--- BEGIN ---
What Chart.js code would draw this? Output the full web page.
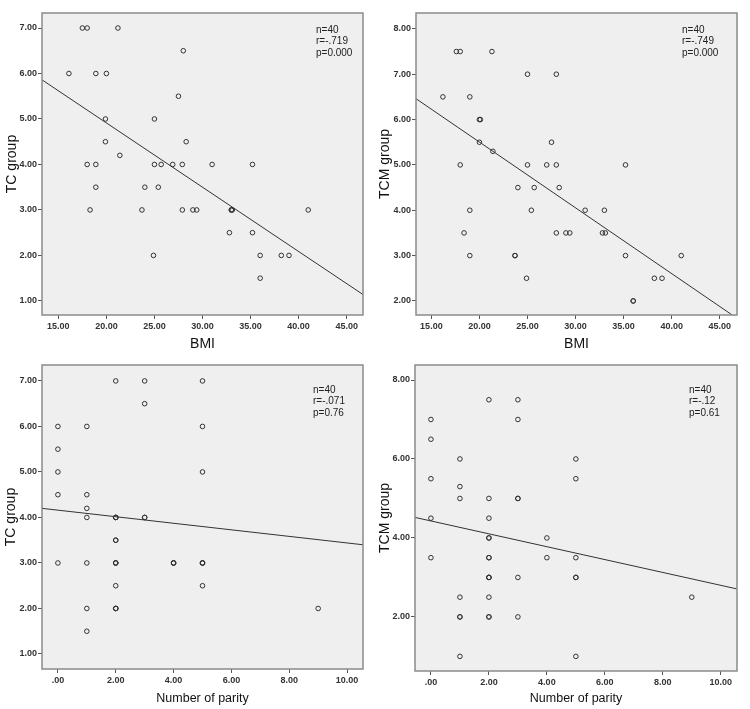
<!DOCTYPE html>
<html>
<head>
<meta charset="utf-8">
<script src="https://cdn.jsdelivr.net/npm/chart.js@4/dist/chart.umd.min.js"></script>
<style>
  html, body { margin: 0; padding: 0; background: #fff; }
  #wrap { position: relative; width: 750px; height: 709px; overflow: hidden; }
  .cv { position: absolute; }
</style>
</head>
<body>
<div id="wrap">
  <canvas id="cA" class="cv" style="left:0;top:0"></canvas>
  <canvas id="cB" class="cv" style="left:375px;top:0"></canvas>
  <canvas id="cC" class="cv" style="left:0;top:354px"></canvas>
  <canvas id="cD" class="cv" style="left:375px;top:354px"></canvas>
</div>
<script>
// ---------- Data ----------
// Panel A: BMI vs TC group
const bmiA = [17.5,18.0,21.2,28.0,16.1,18.9,20.0,27.5,19.9,25.0,19.9,28.3,21.4,18.0,18.9,25.0,25.7,26.9,27.9,31.0,35.2,18.9,24.0,25.4,18.3,23.7,27.9,29.0,29.4,33.0,33.1,41.0,32.8,35.2,24.9,36.0,38.2,39.0,36.0,33.0];
const tcA  = [7,7,7,6.5,6,6,6,5.5,5,5,4.5,4.5,4.2,4,4,4,4,4,4,4,4,3.5,3.5,3.5,3,3,3,3,3,3,3,3,2.5,2.5,2,2,2,2,1.5,3];
const fitAx = [13.3, 46.7];
const fitAy = [5.86, 1.14];
const statsA = ['n=40', 'r=-.719', 'p=0.000'];

// Panel B: BMI vs TCM group
const bmiB = [17.6,18.0,21.3,25.0,28.0,16.2,19.0,20.0,20.1,20.0,27.5,21.4,18.0,25.0,27.0,28.0,35.2,24.0,25.7,28.3,19.0,25.4,31.0,33.0,18.4,28.0,29.0,29.4,32.8,33.1,19.0,23.7,35.2,41.0,24.9,38.2,39.0,36.0,36.0,23.7];
const tcmB = [7.5,7.5,7.5,7,7,6.5,6.5,6,6,5.5,5.5,5.3,5,5,5,5,5,4.5,4.5,4.5,4,4,4,4,3.5,3.5,3.5,3.5,3.5,3.5,3,3,3,3,2.5,2.5,2.5,2,2,3];
const fitBx = [13.4, 46.3];
const fitBy = [6.46, 1.69];
const statsB = ['n=40', 'r=-.749', 'p=0.000'];

// Panel C: Number of parity vs TC group
const parC = [0,0,0,0,0, 1,1,1,1,1,1,1, 2,2,2,2,2,2,2,2,2,2, 3,3,3,3, 4,4, 5,5,5,5,5,5, 9, 2,2,2,4,5];
const tcC  = [6,5.5,5,4.5,3, 6,4.5,4.2,4,3,2,1.5, 7,4,4,3.5,3.5,3,3,2.5,2,2, 7,6.5,4,4, 3,3, 7,6,5,3,3,2.5, 2, 3,2,4,3,3];
const fitCx = [-0.55, 10.55];
const fitCy = [4.20, 3.40];
const statsC = ['n=40', 'r=-.071', 'p=0.76'];

// Panel D: Number of parity vs TCM group
const parD = [0,0,0,0,0, 1,1,1,1,1,1,1, 2,2,2,2,2,2,2,2,2,2,2,2, 3,3,3,3,3,3, 4,4, 5,5,5,5,5,5, 9, 2];
const tcmD = [7,6.5,5.5,4.5,3.5, 6,5.3,5,2.5,2,2,1, 7.5,5,4.5,4,4,3.5,3.5,3,3,2.5,2,2, 7.5,7,5,5,3,2, 4,3.5, 6,5.5,3.5,3,3,1, 2.5, 3];
const fitDx = [-0.55, 10.55];
const fitDy = [4.52, 2.71];
const statsD = ['n=40', 'r=-.12', 'p=0.61'];

// Tick values
const xTicksBMI    = [15, 20, 25, 30, 35, 40, 45];
const xTicksParity = [0, 2, 4, 6, 8, 10];
const yTicksTC     = [1, 2, 3, 4, 5, 6, 7];
const yTicksTCMtop = [2, 3, 4, 5, 6, 7, 8];
const yTicksTCMbot = [2, 4, 6, 8];

// Axis titles
const titleBMI = 'BMI';
const titleParity = 'Number of parity';
const titleTC = 'TC group';
const titleTCM = 'TCM group';

// ---------- Rendering ----------
const FONT = '"Liberation Sans", Arial, Helvetica, sans-serif';
const fmt = v => (v === 0 ? '.00' : Number(v).toFixed(2));

const framePlugin = {
  id: 'frame',
  beforeDraw(chart) {
    const a = chart.chartArea, ctx = chart.ctx;
    ctx.save();
    ctx.fillStyle = '#efefef';
    ctx.fillRect(a.left, a.top, a.right - a.left, a.bottom - a.top);
    ctx.restore();
  },
  afterDraw(chart, args, opts) {
    const a = chart.chartArea, ctx = chart.ctx;
    ctx.save();
    ctx.strokeStyle = '#8a8a8a';
    ctx.lineWidth = 1.5;
    ctx.strokeRect(a.left, a.top, a.right - a.left, a.bottom - a.top);
    // stats text
    ctx.fillStyle = '#222';
    ctx.font = '10px ' + FONT;
    ctx.textBaseline = 'middle';
    ctx.textAlign = 'left';
    const lines = opts.lines || [];
    lines.forEach((t, i) => {
      ctx.fillText(t, a.right - opts.dx, a.top + opts.dy + i * 11.5);
    });
    ctx.restore();
  }
};

function makeChart(id, w, h, p) {
  const cv = document.getElementById(id);
  cv.width = w; cv.height = h;
  cv.style.width = w + 'px'; cv.style.height = h + 'px';
  const pts = p.xs.map((x, i) => ({ x: x, y: p.ys[i] }));
  const fit = p.fx.map((x, i) => ({ x: x, y: p.fy[i] }));
  return new Chart(cv, {
    type: 'scatter',
    data: {
      datasets: [
        {
          type: 'line',
          data: fit,
          borderColor: '#333',
          borderWidth: 1,
          pointRadius: 0,
          fill: false,
          order: 2
        },
        {
          data: pts,
          pointRadius: 2.3,
          pointBorderWidth: 1,
          pointBorderColor: '#333',
          pointBackgroundColor: 'rgba(0,0,0,0)',
          order: 1
        }
      ]
    },
    options: {
      responsive: false,
      animation: false,
      devicePixelRatio: 1,
      layout: { padding: { left: 0, top: p.top, right: w - p.right, bottom: 0 } },
      plugins: {
        legend: { display: false },
        tooltip: { enabled: false },
        frame: { lines: p.stats, dx: p.sdx, dy: p.sdy }
      },
      scales: {
        x: {
          type: 'linear',
          min: p.xmin, max: p.xmax,
          afterBuildTicks: s => { s.ticks = p.xticks.map(v => ({ value: v })); },
          afterFit: s => { s.height = h - p.bottom; },
          grid: { drawOnChartArea: false, drawTicks: true, tickLength: 4, color: '#555', lineWidth: 1 },
          border: { display: false },
          ticks: { callback: fmt, padding: 2, maxRotation: 0, autoSkip: false,
                   color: '#333', font: { family: FONT, size: 9, weight: 'bold' } },
          title: { display: true, text: p.xtitle, color: '#111',
                   font: { family: FONT, size: p.xtsize }, padding: { top: 0, bottom: p.xtpad } }
        },
        y: {
          type: 'linear',
          min: p.ymin, max: p.ymax,
          afterBuildTicks: s => { s.ticks = p.yticks.map(v => ({ value: v })); },
          afterFit: s => { s.width = p.left; },
          grid: { drawOnChartArea: false, drawTicks: true, tickLength: 4, color: '#555', lineWidth: 1 },
          border: { display: false },
          ticks: { callback: fmt, padding: 1, autoSkip: false,
                   color: '#333', font: { family: FONT, size: 9, weight: 'bold' } },
          title: { display: true, text: p.ytitle, color: '#111',
                   font: { family: FONT, size: 14 }, padding: { top: p.ytpad, bottom: 0 } }
        }
      }
    },
    plugins: [framePlugin]
  });
}

makeChart('cA', 375, 354, {
  xs: bmiA, ys: tcA, fx: fitAx, fy: fitAy, stats: statsA,
  left: 42, right: 363, top: 13, bottom: 315,
  xmin: 13.3, xmax: 46.7, ymin: 0.69, ymax: 7.33,
  xticks: xTicksBMI, yticks: yTicksTC,
  xtitle: titleBMI, ytitle: titleTC, xtsize: 14, xtpad: 1.5, ytpad: 3.5,
  sdx: 47, sdy: 17
});
makeChart('cB', 375, 354, {
  xs: bmiB, ys: tcmB, fx: fitBx, fy: fitBy, stats: statsB,
  left: 41, right: 362, top: 13, bottom: 315,
  xmin: 13.4, xmax: 46.8, ymin: 1.69, ymax: 8.35,
  xticks: xTicksBMI, yticks: yTicksTCMtop,
  xtitle: titleBMI, ytitle: titleTCM, xtsize: 14, xtpad: 1.5, ytpad: 2,
  sdx: 55, sdy: 17
});
makeChart('cC', 375, 355, {
  xs: parC, ys: tcC, fx: fitCx, fy: fitCy, stats: statsC,
  left: 42, right: 363, top: 11, bottom: 315,
  xmin: -0.55, xmax: 10.55, ymin: 0.67, ymax: 7.35,
  xticks: xTicksParity, yticks: yTicksTC,
  xtitle: titleParity, ytitle: titleTC, xtsize: 12.5, xtpad: 3, ytpad: 3,
  sdx: 50, sdy: 25
});
makeChart('cD', 375, 355, {
  xs: parD, ys: tcmD, fx: fitDx, fy: fitDy, stats: statsD,
  left: 40, right: 362, top: 11, bottom: 317,
  xmin: -0.55, xmax: 10.56, ymin: 0.63, ymax: 8.38,
  xticks: xTicksParity, yticks: yTicksTCMbot,
  xtitle: titleParity, ytitle: titleTCM, xtsize: 12.5, xtpad: 3, ytpad: 2,
  sdx: 48, sdy: 25
});
</script>
</body>
</html>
--- END ---
With all pictures left out, please transcribe exactly the lines from the start of the material through the line with "const statsA = ['n=40', 'r=-.719', 'p=0.000'];".

What Chart.js code would draw this? Output the full web page.
<!DOCTYPE html>
<html>
<head>
<meta charset="utf-8">
<script src="https://cdn.jsdelivr.net/npm/chart.js@4/dist/chart.umd.min.js"></script>
<style>
  html, body { margin: 0; padding: 0; background: #fff; }
  #wrap { position: relative; width: 750px; height: 709px; overflow: hidden; }
  .cv { position: absolute; }
</style>
</head>
<body>
<div id="wrap">
  <canvas id="cA" class="cv" style="left:0;top:0"></canvas>
  <canvas id="cB" class="cv" style="left:375px;top:0"></canvas>
  <canvas id="cC" class="cv" style="left:0;top:354px"></canvas>
  <canvas id="cD" class="cv" style="left:375px;top:354px"></canvas>
</div>
<script>
// ---------- Data ----------
// Panel A: BMI vs TC group
const bmiA = [17.5,18.0,21.2,28.0,16.1,18.9,20.0,27.5,19.9,25.0,19.9,28.3,21.4,18.0,18.9,25.0,25.7,26.9,27.9,31.0,35.2,18.9,24.0,25.4,18.3,23.7,27.9,29.0,29.4,33.0,33.1,41.0,32.8,35.2,24.9,36.0,38.2,39.0,36.0,33.0];
const tcA  = [7,7,7,6.5,6,6,6,5.5,5,5,4.5,4.5,4.2,4,4,4,4,4,4,4,4,3.5,3.5,3.5,3,3,3,3,3,3,3,3,2.5,2.5,2,2,2,2,1.5,3];
const fitAx = [13.3, 46.7];
const fitAy = [5.86, 1.14];
const statsA = ['n=40', 'r=-.719', 'p=0.000'];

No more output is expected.